Ernest’s Medal Index Card shows that he was posted to France on 15 January 1915, which coincides with the date the Battalion was posted, landing at Le Havre the following day and then moved to concentrate in the area between Bailleul and Hazebrouck.
The 83rd Division first saw action in The Second Battle of Ypres, 22nd April – 25th May 1915, during which the 1st Battalion lost 476 Officers and men killed in action or died of wounds. The Battalion did not see major action again before it sailed from Marseilles for Salonika arriving on 7 December.

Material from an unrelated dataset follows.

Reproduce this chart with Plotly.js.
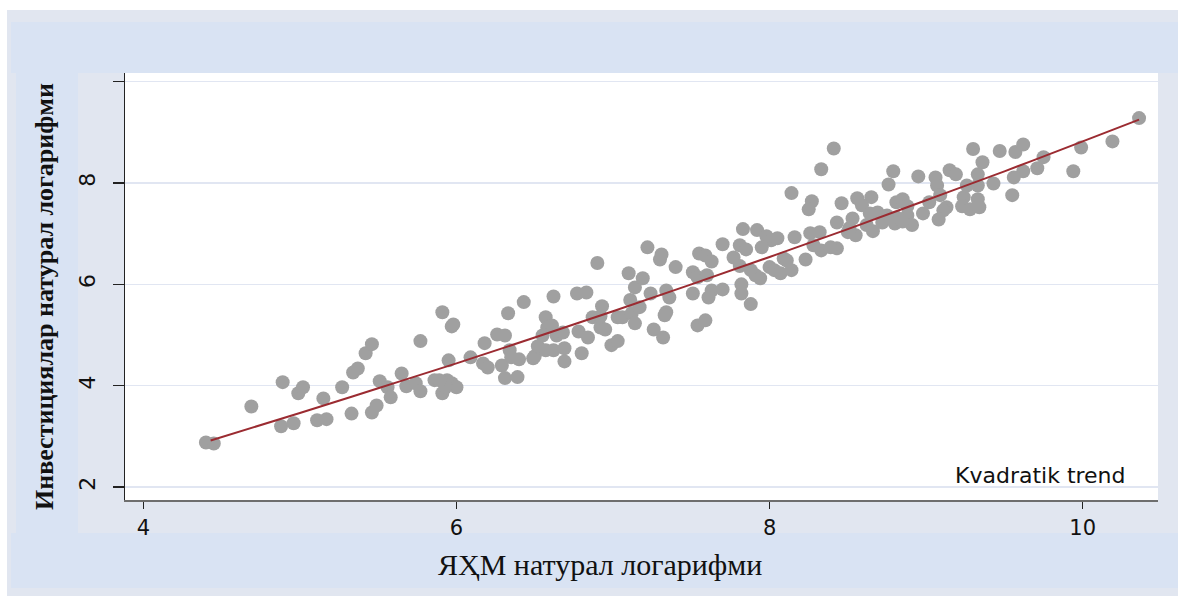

The War Diary states that about 9.00 p.m. on 5 July the Battalion relieved the 2nd East Yorks. Regiment in the trenches at La Clytte (about 5 mils [8 kms.] west of Ypres). They received notification that there would probably be heavy gun firing. The very detailed War Diary records that over the next three days the Battalion’s trenches were sporadically attacked with trench mortars, with a number of slight injuries caused. At 12.00 noon on the 7th the Diary records “… Casualties – other ranks killed 2, wounded 1 “ and at the same time the following day: “Casualties: 2/Lt. W.D. Bentall, 1st KOYLI wounded by rifle grenade. Not serious. Other ranks: killed one, wounded 3. “
CWGC Records show that six of the Battalion, including Ernest, were killed on the 7/8 July 1915 and now lie together in Graves J. 40 – J.45 of Kemmel Chateau Military Cemetery. [‘The Register of Soldiers’ Effects’ records Ernest’s date of death “In Action” as “7/8 July“] In fact there were only two other men killed (both on the 14th) in the two weeks either side of Ernest’s death, he just seems to have been in the wrong place at the wrong time.
The Register named above also shows that his total effects, sent to his sister, Fanny, amounted to £7 14s. 3d [£7.71 – a relative value is £552 today (2015)] She later received a War Gratuity of £3 [about £215 today].